No.Actually I think that the rewording of ion is wrong.He should not have used N* as in the original problem there is no mention of the word positive or non-negative.It is always non-zero.Actualy it is the problem of the Romanian National Olymp[iad 2013 .You can actually check it from yhe contest site.

$\mathbb{N}=\left\{ 0,1,2,... \right\}$ and ${{\mathbb{N}}^{*}}=\left\{ 1,2,... \right\}$

This problem is very strange but easy. Suppose that $ {{( a+( n-1)r)}_{n\in{{\mathbb{N}}^{*}}}} $ is complete. Then $\exists n \in \mathbb{N}$ such that $r|a+(n-1)r \implies r|a$. Take $a=rm$. Then $ {{( a+( n-1)r)}_{n\in{{\mathbb{N}}^{*}}}} = {{( r(m+n-1) }}$. Obviously, $\forall p \in \mathbb{P}, x \in \mathbb{N}, \exists n \in \mathbb{N}$ such that $p^x|m+n-1$. Now, $\alpha|m+n_1 -1$ and $\beta|m+ n_2 -1 \implies \alpha \beta|m+[m+(m+n_1+n_2-3)+2]-1$ and by induction, we are done.

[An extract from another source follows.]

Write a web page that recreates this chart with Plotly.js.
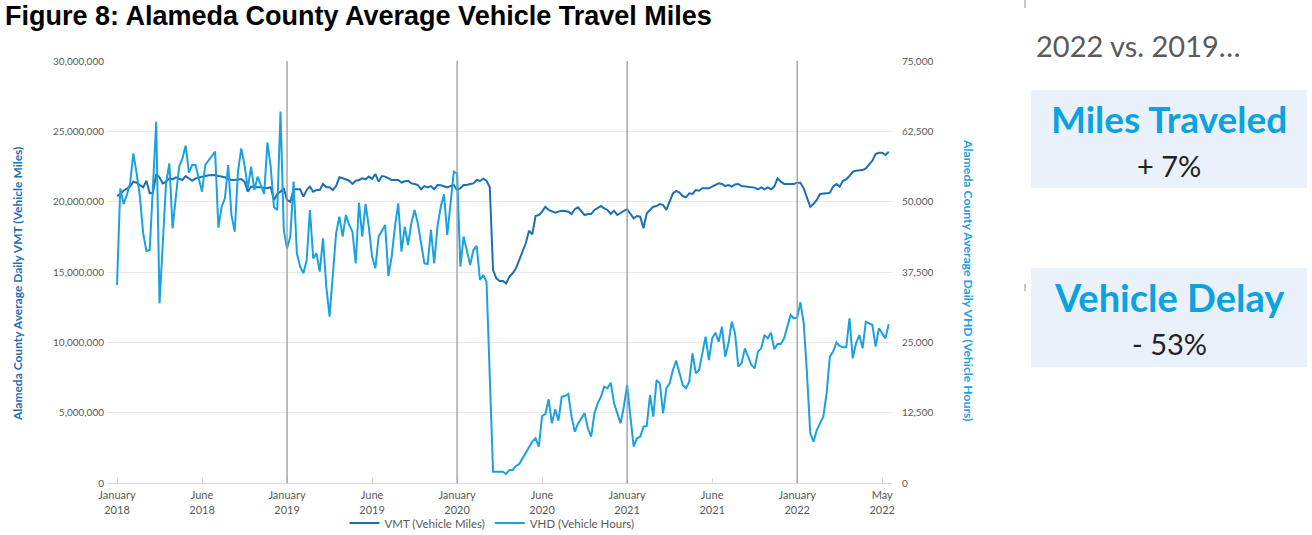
<!DOCTYPE html>
<html>
<head>
<meta charset="utf-8">
<script src="https://cdn.plot.ly/plotly-3.0.1.min.js"></script>
<style>
html,body{margin:0;padding:0;background:#ffffff;}
#chart{width:1312px;height:535px;}
</style>
</head>
<body>
<div id="chart"></div>
<script>
// Weekly series, first week starting January 2018
const firstWeek = '2018-01-01';

// Alameda County average daily VMT (vehicle miles), weekly
const vmt = [
20400000, 20550000, 20780000, 20950000, 21070000, 21420000, 21350000, 21180000, 21020000, 21490000,
20590000, 20640000, 21970000, 21730000, 21300000, 21420000, 21660000, 21590000, 21730000, 21630000,
21540000, 21820000, 21660000, 21490000, 21660000, 21730000, 21780000, 21820000, 21870000, 21900000,
21900000, 21820000, 21780000, 21730000, 21630000, 21540000, 21540000, 21590000, 21610000, 21420000,
20710000, 21070000, 21020000, 21020000, 21020000, 20970000, 20950000, 21020000, 20120000, 20550000,
20710000, 20950000, 20120000, 20000000, 20880000, 20880000, 20880000, 20360000, 20830000, 21070000,
20710000, 20830000, 20830000, 21260000, 21020000, 21020000, 20830000, 21110000, 21730000, 21660000,
21590000, 21490000, 21260000, 21490000, 21540000, 21660000, 21590000, 21780000, 21610000, 21970000,
21420000, 21820000, 21780000, 21660000, 21540000, 21540000, 21540000, 21350000, 21450000, 21490000,
21300000, 21260000, 21180000, 20880000, 21110000, 21020000, 21110000, 20880000, 21180000, 21160000,
21110000, 21020000, 21110000, 21180000, 20830000, 20950000, 21180000, 21180000, 21260000, 21300000,
21540000, 21470000, 21630000, 21490000, 21020000, 15140000, 14550000, 14360000, 14360000, 14190000,
14670000, 14910000, 15260000, 15850000, 16450000, 17040000, 17940000, 17680000, 18980000, 19050000,
19290000, 19640000, 19410000, 19290000, 19220000, 19290000, 19360000, 19340000, 19290000, 19120000,
19460000, 19600000, 19290000, 19050000, 19120000, 19120000, 19410000, 19550000, 19690000, 19530000,
19410000, 19120000, 19360000, 19050000, 19220000, 19340000, 19460000, 19120000, 18810000, 18980000,
18930000, 18110000, 19170000, 19410000, 19640000, 19690000, 19830000, 19760000, 19410000, 20000000,
20590000, 20760000, 20640000, 20400000, 20310000, 20590000, 20550000, 20830000, 20780000, 20950000,
20950000, 20950000, 21070000, 21180000, 21300000, 21260000, 21110000, 21180000, 21070000, 21230000,
21260000, 21110000, 21070000, 21040000, 21020000, 21000000, 20880000, 21020000, 20880000, 21020000,
20880000, 21070000, 21660000, 21420000, 21260000, 21260000, 21260000, 21260000, 21350000, 21350000,
20950000, 20360000, 19640000, 19830000, 20120000, 20550000, 20550000, 20590000, 20640000, 21070000,
21260000, 21070000, 21490000, 21590000, 21820000, 22130000, 22200000, 22200000, 22250000, 22370000,
22610000, 22910000, 23390000, 23480000, 23480000, 23320000, 23550000
];

// Alameda County average daily VHD (vehicle hours), weekly
const vhd = [
35190, 52370, 49590, 51190, 53260, 58590, 55040, 50890, 44370, 41230,
41410, 53260, 64220, 31930, 43190, 53260, 56810, 45260, 50890, 56220,
57700, 59950, 55160, 56520, 56520, 53850, 51780, 56520, 57410, 58120,
58890, 45380, 49110, 50590, 56520, 47630, 44670, 55330, 59480, 56520,
52370, 56220, 52070, 54450, 52900, 51360, 60490, 56220, 48990, 48520,
66000, 44970, 41710, 43780, 53560, 40820, 38450, 37260, 39630, 48520,
39930, 40820, 37560, 43480, 34890, 29560, 36970, 44370, 47330, 43780,
47630, 45850, 44670, 39040, 49820, 43780, 49590, 45560, 40230, 38150,
43780, 44850, 45850, 36790, 40230, 45560, 49710, 41110, 45560, 42300,
46150, 48520, 46150, 42600, 39040, 38920, 44970, 39040, 45560, 49110,
51300, 44080, 49710, 55330, 55040, 38450, 43780, 41410, 38750, 41410,
42120, 36080, 36970, 35780, 19490, 2010, 2010, 2010, 2010, 1600,
2310, 2310, 3020, 3380, 4380, 5270, 6160, 7350, 7940, 6460,
11910, 12260, 14870, 10600, 13090, 11080, 15340, 15460, 15820, 11790,
9120, 10600, 11490, 12380, 9720, 8230, 12380, 14160, 15340, 17120,
16830, 17830, 14160, 12380, 10600, 13570, 17420, 11790, 6460, 7940,
8230, 10010, 10130, 15640, 11790, 18310, 17710, 12380, 16830, 17710,
20080, 21740, 19490, 17420, 16830, 18010, 23050, 19490, 20080, 23050,
26010, 21860, 25710, 26720, 25120, 27790, 22450, 24820, 28670, 26600,
20680, 21270, 23930, 22450, 20970, 20380, 23340, 23930, 26300, 25710,
26720, 23760, 24700, 24700, 25710, 27790, 29860, 29270, 29380, 32110,
28380, 19490, 8830, 7350, 9420, 10600, 11790, 15940, 22450, 23340,
24940, 24350, 24110, 24110, 29270, 22160, 24820, 26300, 23930, 28670,
28380, 28080, 24230, 27490, 26600, 25710, 28200
];

// Tick labels (at the week they label) and January year markers
const tickWeeks = [0, 26, 52, 78, 104, 130, 156, 182, 208, 234];
const tickLabels = ['January<br>2018', 'June<br>2018', 'January<br>2019', 'June<br>2019', 'January<br>2020',
                    'June<br>2020', 'January<br>2021', 'June<br>2021', 'January<br>2022', 'May<br>2022'];
const yearMarkWeeks = [52, 104, 156, 208];

const seriesNames = ['VMT (Vehicle Miles)', 'VHD (Vehicle Hours)'];
const sideTitle = '2022 vs. 2019…';
const kpiLabels = ['Miles Traveled', 'Vehicle Delay'];
const kpiValues = ['+ 7%', '- 53%'];

const DAY = 86400000;
const t0 = Date.parse(firstWeek + 'T00:00:00Z');
function weekDate(i) {
  return new Date(t0 + i * 7 * DAY).toISOString().replace('T', ' ').slice(0, 19);
}
const weeks = vmt.map((_, i) => weekDate(i));

// plot area in pixels (for paper coordinates of side items)
const L = 107, R = 892, T = 61, B = 483;
const px = x => (x - L) / (R - L);
const py = y => (B - y) / (B - T);

const VMT_COLOR = '#1D6FB3', VHD_COLOR = '#1BA1E0';
const yTickFont = {family: 'Lato, sans-serif', size: 10, color: '#595959'};
const xTickFont = {family: 'Lato, sans-serif', size: 11, color: '#595959'};

const traces = [
  {x: weeks, y: vmt, name: seriesNames[0], type: 'scatter', mode: 'lines',
   line: {color: VMT_COLOR, width: 2}, yaxis: 'y'},
  {x: weeks, y: vhd, name: seriesNames[1], type: 'scatter', mode: 'lines',
   line: {color: VHD_COLOR, width: 2}, yaxis: 'y2'}
];

const shapes = yearMarkWeeks.map(i => ({
  type: 'line', xref: 'x', yref: 'paper', x0: weekDate(i), x1: weekDate(i), y0: 0, y1: 1,
  line: {color: '#9a9a9a', width: 1.3}, layer: 'above'
}));
shapes.push(
  {type: 'rect', xref: 'paper', yref: 'paper', x0: px(1031), x1: px(1307), y0: py(188), y1: py(90),
   fillcolor: '#EAF1FA', line: {width: 0}, layer: 'below'},
  {type: 'rect', xref: 'paper', yref: 'paper', x0: px(1031), x1: px(1307), y0: py(367), y1: py(268),
   fillcolor: '#EAF1FA', line: {width: 0}, layer: 'below'},
  {type: 'line', xref: 'paper', yref: 'paper', x0: px(1025), x1: px(1025), y0: py(0), y1: py(8),
   line: {color: '#c8c8c8', width: 2}},
  {type: 'line', xref: 'paper', yref: 'paper', x0: px(1025), x1: px(1025), y0: py(284), y1: py(291),
   line: {color: '#c8c8c8', width: 2}}
);

const annotations = [
  {text: '<b>Alameda County Average Daily VMT (Vehicle Miles)</b>', xref: 'paper', yref: 'paper',
   x: px(17), y: py(284), textangle: -90, showarrow: false, xanchor: 'center', yanchor: 'middle',
   font: {family: 'Lato, sans-serif', size: 12, color: VMT_COLOR}},
  {text: '<b>Alameda County Average Daily VHD (Vehicle Hours)</b>', xref: 'paper', yref: 'paper',
   x: px(969), y: py(280), textangle: 90, showarrow: false, xanchor: 'center', yanchor: 'middle',
   font: {family: 'Lato, sans-serif', size: 12.2, color: VHD_COLOR}},
  {text: sideTitle, xref: 'paper', yref: 'paper', x: px(1034), y: py(45), xanchor: 'left', yanchor: 'middle',
   showarrow: false, font: {family: 'Lato, sans-serif', size: 29, color: '#5a5a5a'}},
  {text: '<b>' + kpiLabels[0] + '</b>', xref: 'paper', yref: 'paper', x: px(1169), y: py(118),
   xanchor: 'center', yanchor: 'middle', showarrow: false,
   font: {family: 'Lato, sans-serif', size: 37, color: '#0AA3E0'}},
  {text: kpiValues[0], xref: 'paper', yref: 'paper', x: px(1169), y: py(165),
   xanchor: 'center', yanchor: 'middle', showarrow: false,
   font: {family: 'Lato, sans-serif', size: 29, color: '#222222'}},
  {text: '<b>' + kpiLabels[1] + '</b>', xref: 'paper', yref: 'paper', x: px(1169), y: py(297),
   xanchor: 'center', yanchor: 'middle', showarrow: false,
   font: {family: 'Lato, sans-serif', size: 38, color: '#0AA3E0'}},
  {text: kpiValues[1], xref: 'paper', yref: 'paper', x: px(1169), y: py(343),
   xanchor: 'center', yanchor: 'middle', showarrow: false,
   font: {family: 'Lato, sans-serif', size: 29, color: '#222222'}}
];

const layout = {
  width: 1312, height: 535,
  paper_bgcolor: '#ffffff', plot_bgcolor: '#ffffff',
  margin: {l: L, r: 1312 - R, t: T, b: 535 - B, autoexpand: false},
  title: {text: '<b>Figure 8: Alameda County Average Vehicle Travel Miles</b>',
          xref: 'container', yref: 'container', x: 5 / 1312, y: 1 - 16 / 535,
          xanchor: 'left', yanchor: 'middle',
          font: {family: 'Liberation Sans, Arial, sans-serif', size: 27, color: '#000000'}},
  showlegend: true,
  legend: {orientation: 'h', x: px(492), y: py(523), xanchor: 'center', yanchor: 'middle',
           font: {family: 'Lato, sans-serif', size: 11.5, color: '#595959'}, itemwidth: 30,
           bgcolor: 'rgba(0,0,0,0)'},
  xaxis: {type: 'date', range: [weekDate(-3.06), weekDate(237.0)],
          tickvals: tickWeeks.map(weekDate), ticktext: tickLabels,
          tickfont: xTickFont, showgrid: false, zeroline: false,
          showline: true, linecolor: '#d9d9d9', linewidth: 1,
          ticks: 'inside', ticklen: 5, tickcolor: '#d9d9d9', ticklabelstandoff: 2},
  yaxis: {range: [0, 30000000], dtick: 5000000, tickformat: ',d', tickfont: yTickFont,
          showgrid: true, gridcolor: '#e8e8e8', gridwidth: 1, zeroline: false, showline: false,
          ticks: '', ticklabelstandoff: 2},
  yaxis2: {range: [0, 75000], dtick: 12500, tickformat: ',d', tickfont: yTickFont,
           overlaying: 'y', side: 'right', showgrid: false, zeroline: false, showline: false,
           ticks: '', ticklabelstandoff: 9},
  shapes: shapes,
  annotations: annotations
};

Plotly.newPlot('chart', traces, layout, {displayModeBar: false, staticPlot: true});
</script>
</body>
</html>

Let $(a_n)_{n\geq 1}$ an arithmetic progression we denote as $r$ the common difference. Obviously, $r\neq 0.$ If $r|a_1$ then there exists some $d\in\mathbb{N}$ such that $a_1=rd,$ then we can easily see that $a_n=r(d+n-1)$ and now we just have to choose $(d+n-1)$ such that $(d+n-1)$ is a multiple of some $k\in\mathbb{N}.$ Now, we will prove $r$ must divide $a_1$ if $(a_n)_{n\geq 1}$ is an complete arithmetic progression. Because any nonzero integer has at least one multiple in an complete series, $r$ will also have at least one multiple in $(a_n)_{n\geq 1},$ lets call it $a_p,$ where $p\in\mathbb{N},$ then $a_p=a_1+(p-1)r$ but $r|a_p=a_1+(p-1)r$ which implies $r|a_1$ and the conclusion follows.